Figure 3. Each SPU (top) integrates a 32x32 MAC also usable as dual 16x16 MACs, an optional single-precision FPU, and additional high-speed arithmetic and other resources (bottom).
In at least one respect, however, the new core is a seeming back-step in DSP capability versus its predecessor, at least on paper. The CEVA-X4 is a seven-way VLIW architecture, whereas the CEVA-X1643 offered eight-way VLIW. However, CEVA's Gresset suggested that the prior architecture's added implementation complexity wasn't justified by software utilization of its potential, providing motivation for the recent simplification and silicon-slimming move.
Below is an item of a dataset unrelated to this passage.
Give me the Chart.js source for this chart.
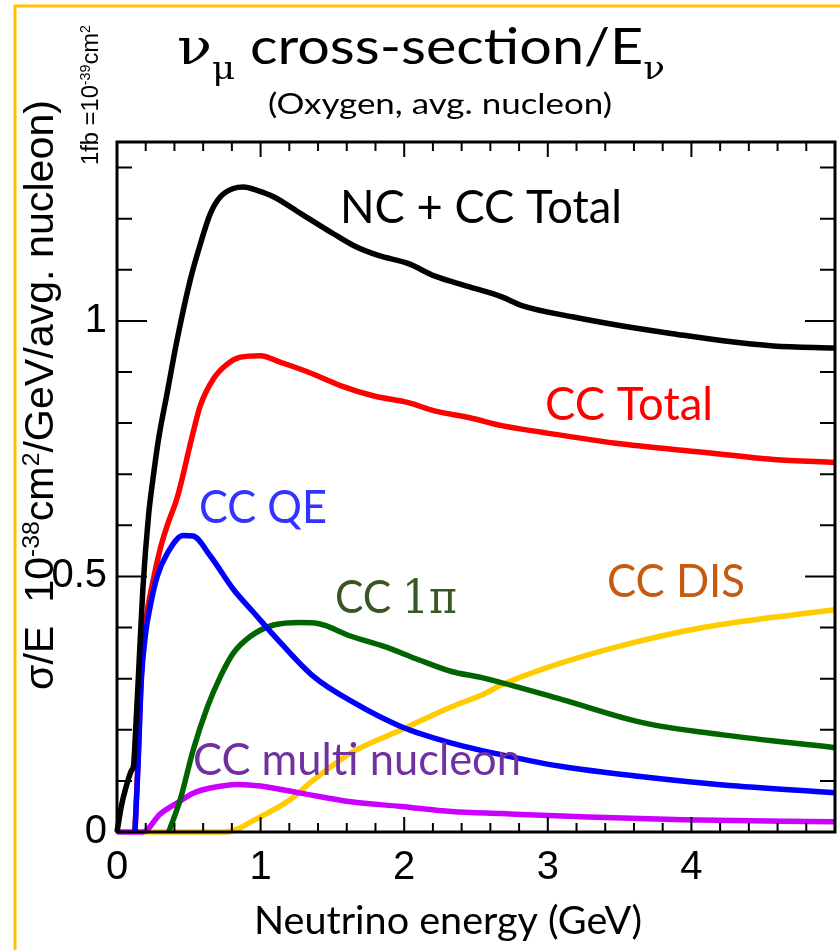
<!DOCTYPE html>
<html>
<head>
<meta charset="utf-8">
<title>nu_mu cross-section / E</title>
<script src="https://cdn.jsdelivr.net/npm/chart.js@4.4.1/dist/chart.umd.min.js"></script>
<style>
  html, body { margin: 0; padding: 0; background: #fff; overflow: hidden; }
  #chart { display: block; }
</style>
</head>
<body>
<canvas id="chart" width="840" height="950"></canvas>
<script>
// neutrino energy (GeV) and sigma/E (1e-38 cm^2/GeV/nucleon)
const totalE = [0, 0.03, 0.06, 0.1, 0.115, 0.13, 0.15, 0.18, 0.22, 0.25, 0.29, 0.35, 0.42, 0.51, 0.58, 0.65, 0.72, 0.81, 0.88, 0.98, 1.09, 1.28, 1.51, 1.65, 1.82, 2.03, 2.21, 2.45, 2.68, 2.82, 3.17, 3.52, 3.87, 4.22, 4.57, 5.0];
const totalV = [0, 0.05, 0.085, 0.12, 0.13, 0.2, 0.31, 0.475, 0.62, 0.69, 0.77, 0.86, 0.965, 1.08, 1.15, 1.21, 1.243, 1.259, 1.262, 1.255, 1.243, 1.21, 1.17, 1.147, 1.128, 1.112, 1.088, 1.067, 1.047, 1.03, 1.008, 0.99, 0.975, 0.961, 0.951, 0.947];

const ccE = [0.125, 0.145, 0.17, 0.2, 0.25, 0.3, 0.35, 0.42, 0.52, 0.58, 0.67, 0.77, 0.86, 1.0, 1.14, 1.33, 1.56, 1.79, 2.03, 2.21, 2.45, 2.68, 2.96, 3.52, 4.08, 4.57, 5.0];
const ccV = [0, 0.13, 0.31, 0.41, 0.49, 0.553, 0.6, 0.655, 0.77, 0.834, 0.886, 0.916, 0.929, 0.932, 0.919, 0.9, 0.873, 0.853, 0.84, 0.824, 0.811, 0.795, 0.782, 0.759, 0.743, 0.729, 0.723];

const qeE = [0.125, 0.145, 0.17, 0.2, 0.23, 0.28, 0.35, 0.46, 0.53, 0.65, 0.81, 0.95, 1.14, 1.37, 1.65, 1.98, 2.33, 2.68, 3.1, 3.66, 4.22, 5.0];
const qeV = [0, 0.12, 0.3, 0.39, 0.44, 0.5, 0.545, 0.58, 0.579, 0.54, 0.475, 0.43, 0.37, 0.304, 0.253, 0.206, 0.174, 0.151, 0.128, 0.108, 0.092, 0.077];

const piE = [0.36, 0.44, 0.53, 0.63, 0.72, 0.81, 0.93, 1.09, 1.28, 1.4, 1.63, 1.86, 2.1, 2.33, 2.54, 3.1, 3.66, 4.22, 5.0];
const piV = [0, 0.063, 0.16, 0.245, 0.304, 0.35, 0.383, 0.405, 0.41, 0.408, 0.383, 0.363, 0.337, 0.314, 0.302, 0.259, 0.214, 0.19, 0.165];

const disE = [0.2, 0.75, 1.0, 1.2, 1.37, 1.63, 1.98, 2.33, 2.54, 2.68, 3.0, 3.52, 4.08, 4.57, 5.0];
const disV = [0, 0, 0.03, 0.062, 0.102, 0.155, 0.2, 0.245, 0.268, 0.288, 0.322, 0.365, 0.4, 0.42, 0.435];

const mecE = [0, 0.18, 0.3, 0.42, 0.53, 0.65, 0.84, 1.0, 1.28, 1.63, 1.98, 2.33, 2.68, 3.24, 3.94, 5.0];
const mecV = [0, 0, 0.035, 0.057, 0.076, 0.086, 0.093, 0.09, 0.076, 0.059, 0.05, 0.04, 0.036, 0.03, 0.024, 0.02];

// axis ticks
const xMajor = [0, 1, 2, 3, 4];
const xTickLabels = ['0', '1', '2', '3', '4'];
const yMajor = [0, 0.5, 1];
const yTickLabels = ['0', '0.5', '1'];

const X_MAX = 5;
const Y_MAX = 1.35;

const LABEL_FONT = 'Lato, "Open Sans", sans-serif';
const ARIAL = '"Liberation Sans", Arial, sans-serif';
const SERIF = '"DejaVu Serif", "Liberation Serif", serif';

function pts(xs, ys) {
  return xs.map((x, i) => ({ x, y: ys[i] }));
}

function steps(max, step) {
  const out = [];
  for (let v = 0; v <= max + 1e-9; v += step) out.push(Math.round(v * 100) / 100);
  return out;
}

// draws a run of text pieces (sub/superscripts, mixed fonts), optionally squeezed to a width
function drawRich(ctx, parts, o) {
  ctx.save();
  ctx.translate(o.x, o.y);
  if (o.rotate) ctx.rotate(-Math.PI / 2);
  let total = 0;
  const measured = parts.map((p) => {
    const size = o.size * (p.k || 1);
    const font = `${size}px ${p.f || o.family}`;
    ctx.font = font;
    const w = ctx.measureText(p.t).width;
    total += w;
    return { p, font, w };
  });
  if (o.width) ctx.scale(o.width / total, 1);
  ctx.fillStyle = o.color || '#000';
  ctx.textBaseline = 'alphabetic';
  ctx.textAlign = 'left';
  let cx = 0;
  measured.forEach(({ p, font, w }) => {
    ctx.font = font;
    ctx.fillText(p.t, cx, (p.dy || 0) * o.size);
    cx += w;
  });
  ctx.restore();
}

const texts = [
  {
    parts: [
      { t: 'ν', f: SERIF },
      { t: 'μ', f: SERIF, k: 0.62, dy: 0.3 },
      { t: ' cross-section/E' },
      { t: 'ν', f: SERIF, k: 0.62, dy: 0.3 },
    ],
    x: 177, y: 64, size: 50, width: 488, family: LABEL_FONT,
  },
  { parts: [{ t: '(Oxygen, avg. nucleon)' }], x: 268, y: 114, size: 29, width: 344, family: LABEL_FONT },
  { parts: [{ t: 'NC + CC Total' }], x: 340, y: 223, size: 46, width: 282, family: LABEL_FONT, color: '#000' },
  { parts: [{ t: 'CC Total' }], x: 545, y: 420, size: 46, width: 168, family: LABEL_FONT, color: '#ff0000' },
  { parts: [{ t: 'CC QE' }], x: 199, y: 523, size: 46, width: 128, family: LABEL_FONT, color: '#3333ff' },
  { parts: [{ t: 'CC ' }, { t: '1π', f: SERIF }], x: 335, y: 613, size: 46, width: 122, family: LABEL_FONT, color: '#385723' },
  { parts: [{ t: 'CC DIS' }], x: 607, y: 597, size: 46, width: 138, family: LABEL_FONT, color: '#c55a11' },
  { parts: [{ t: 'CC multi nucleon' }], x: 193, y: 775, size: 44, width: 328, family: LABEL_FONT, color: '#7030a0' },
  { parts: [{ t: 'Neutrino energy (GeV)' }], x: 254, y: 934, size: 38, width: 388, family: LABEL_FONT },
  {
    parts: [
      { t: 'σ/E  10' },
      { t: '-38', k: 0.6, dy: -0.36 },
      { t: 'cm' },
      { t: '2', k: 0.6, dy: -0.36 },
      { t: '/GeV/avg. nucleon)' },
    ],
    x: 53, y: 690, size: 40, width: 590, family: ARIAL, rotate: true,
  },
  {
    parts: [
      { t: '1fb =10' },
      { t: '-39', k: 0.6, dy: -0.36 },
      { t: 'cm' },
      { t: '2', k: 0.6, dy: -0.36 },
    ],
    x: 98, y: 165, size: 23, width: 140, family: ARIAL, rotate: true,
  },
];

const decor = {
  id: 'decor',
  beforeDraw(chart) {
    const { ctx, width, height } = chart;
    ctx.save();
    ctx.fillStyle = '#fff';
    ctx.fillRect(0, 0, width, height);
    ctx.strokeStyle = '#ffc000';
    ctx.lineWidth = 3;
    ctx.beginPath();
    ctx.moveTo(15, height);
    ctx.lineTo(15, 6);
    ctx.lineTo(width, 6);
    ctx.stroke();
    ctx.restore();
  },
  afterDraw(chart) {
    const { ctx, chartArea: a } = chart;
    const xs = chart.scales.x;
    const ys = chart.scales.y;
    ctx.save();
    ctx.strokeStyle = '#000';
    ctx.lineWidth = 2;
    ctx.beginPath();
    xs.ticks.forEach((t) => {
      const px = xs.getPixelForValue(t.value);
      const len = xMajor.includes(t.value) ? 15 : 9;
      ctx.moveTo(px, a.bottom);
      ctx.lineTo(px, a.bottom - len);
      ctx.moveTo(px, a.top);
      ctx.lineTo(px, a.top + len);
    });
    ys.ticks.forEach((t) => {
      const py = ys.getPixelForValue(t.value);
      const len = yMajor.includes(t.value) ? 30 : 15;
      ctx.moveTo(a.left, py);
      ctx.lineTo(a.left + len, py);
      ctx.moveTo(a.right, py);
      ctx.lineTo(a.right - len, py);
    });
    ctx.stroke();
    ctx.lineWidth = 3;
    ctx.strokeRect(a.left, a.top, a.right - a.left, a.bottom - a.top);
    ctx.restore();

    texts.forEach((tx) => drawRich(ctx, tx.parts, tx));
  },
};

const lineStyle = {
  showLine: true,
  pointRadius: 0,
  borderWidth: 5.5,
  cubicInterpolationMode: 'monotone',
  borderJoinStyle: 'round',
  clip: false,
  fill: false,
};

const tickFont = { family: '"Liberation Sans Narrow", "Liberation Sans", Arial, sans-serif', size: 40, lineHeight: 1.2 };

new Chart(document.getElementById('chart'), {
  type: 'line',
  data: {
    datasets: [
      { ...lineStyle, label: 'NC + CC Total', data: pts(totalE, totalV), borderColor: '#000000' },
      { ...lineStyle, label: 'CC QE', data: pts(qeE, qeV), borderColor: '#0000ff' },
      { ...lineStyle, label: 'CC 1pi', data: pts(piE, piV), borderColor: '#006400' },
      { ...lineStyle, label: 'CC multi nucleon', data: pts(mecE, mecV), borderColor: '#cc00ff' },
      { ...lineStyle, label: 'CC DIS', data: pts(disE, disV), borderColor: '#ffcc00' },
      { ...lineStyle, label: 'CC Total', data: pts(ccE, ccV), borderColor: '#ff0000' },
    ],
  },
  options: {
    responsive: false,
    devicePixelRatio: 1,
    animation: false,
    events: [],
    layout: { padding: { left: 15, top: 142, right: 5, bottom: 0 } },
    plugins: {
      legend: { display: false },
      tooltip: { enabled: false },
    },
    scales: {
      x: {
        type: 'linear',
        min: 0,
        max: X_MAX,
        grid: { display: false, drawTicks: false },
        border: { display: false },
        afterBuildTicks: (scale) => {
          scale.ticks = steps(X_MAX - 0.2, 0.2).map((v) => ({ value: v }));
        },
        afterFit: (scale) => {
          scale.height = 118;
        },
        ticks: {
          autoSkip: false,
          maxRotation: 0,
          padding: 12,
          color: '#000',
          font: tickFont,
          callback: (v) => {
            const i = xMajor.indexOf(v);
            return i >= 0 ? xTickLabels[i] : '';
          },
        },
      },
      y: {
        min: 0,
        max: Y_MAX,
        grid: { display: false, drawTicks: false },
        border: { display: false },
        afterBuildTicks: (scale) => {
          scale.ticks = steps(1.3, 0.1).map((v) => ({ value: v }));
        },
        afterFit: (scale) => {
          scale.width = 102;
        },
        ticks: {
          autoSkip: false,
          padding: 10,
          color: '#000',
          font: tickFont,
          callback: (v) => {
            const i = yMajor.indexOf(v);
            return i >= 0 ? yTickLabels[i] : '';
          },
        },
      },
    },
  },
  plugins: [decor],
});
</script>
</body>
</html>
It's in the PHY layer and overall system control processing enhancements, however, that the company sees its greatest opportunity to grow its silicon footprint, both in an absolute sense and at the expense of competitors. CEVA-X4 offers a greatly expanded control code instruction set, touting zero-latency capabilities for optimal performance on serial code, along with byte support and hardware-accelerated 32-bit multiply and divide operations. Prior static branch prediction facilities have been significantly supplemented by newly added dynamic branch prediction support, including an optional branch target buffer. Fast context switch support improves CEVA-X4's real-time operating system compatibilities, as does its support for supervisor and user modes, semaphores, and other key real-time features.
The CEVA-X4 core can tackle up to eight scalar operations in parallel. Optional L1 program and data caches, each either two- or four-way in form, expand on the direct-mapped program and two-way data (and otherwise more feature-limited) cache support in the CEVA-X1643. The program and data system buses, the latter both master and slave in nature, all have bus widths that areall doubled, to 256 bits wide in each case. Hardware acceleration integration features include multiple optional CEVA-Connect expansion ports, along with hardware queue and buffer managers. And from a raw performance standpoint, Gresset forecasts that CEVA-X4 will run at up to 1.5 GHz in a 16 nm process, with peak dynamic power consumption measuring only 0.05 mW/MHz (potentially even less, depending on fabrication process specifics).
CEVA's Gresset acknowledges that porting code from an existing ARM Cortex-R7 or equivalent control processor to CEVA-X4 isn't a risk-free proposition for a customer, but CEVA believes that the savings in with the licensing fees, silicon area and power consumption from combining multiple cores into one will be attractive. Gresset also believes that the superscalar and out-of-order capabilities supported by conventional CPUs are unnecessary in baseband processing; their elimination in CEVA-X4 is a key factor in the company's claimed significant die and power savings. ARM would likely disagree with CEVA's "unnecessary" assessment; in fact, the company chose Mobile World Congress as the occasion to unveil its latest Cortex-R8 offering targeting (among other things) various cellular modem control tasks.
A separate high-end DSP core such as the company's vector-enabled CEVA-XC4500 will still be necessary to handle receiver subsystem processing tasks, which tend to be significantly more complicated than their transmitter subsystem equivalents. CEVA plans to leverage the new CEVA-X architecture framework as the foundation not only of the initial CEVA-X4 but of future CEVA-X and CEVA-XC products as well. Gresset alluded to one such upcoming core, a lower-end variant due later this year which will contain only a single SPU and, like the recently introduced CEVA-XC5 and CEVA-XC8, will target IoT and other low-data-rate LTE MTC (machine-type communications) applications. Nearer term, the CEVA-X4 is available for licensing, with initial partners' SoCs containing the core anticipated to appear within a year.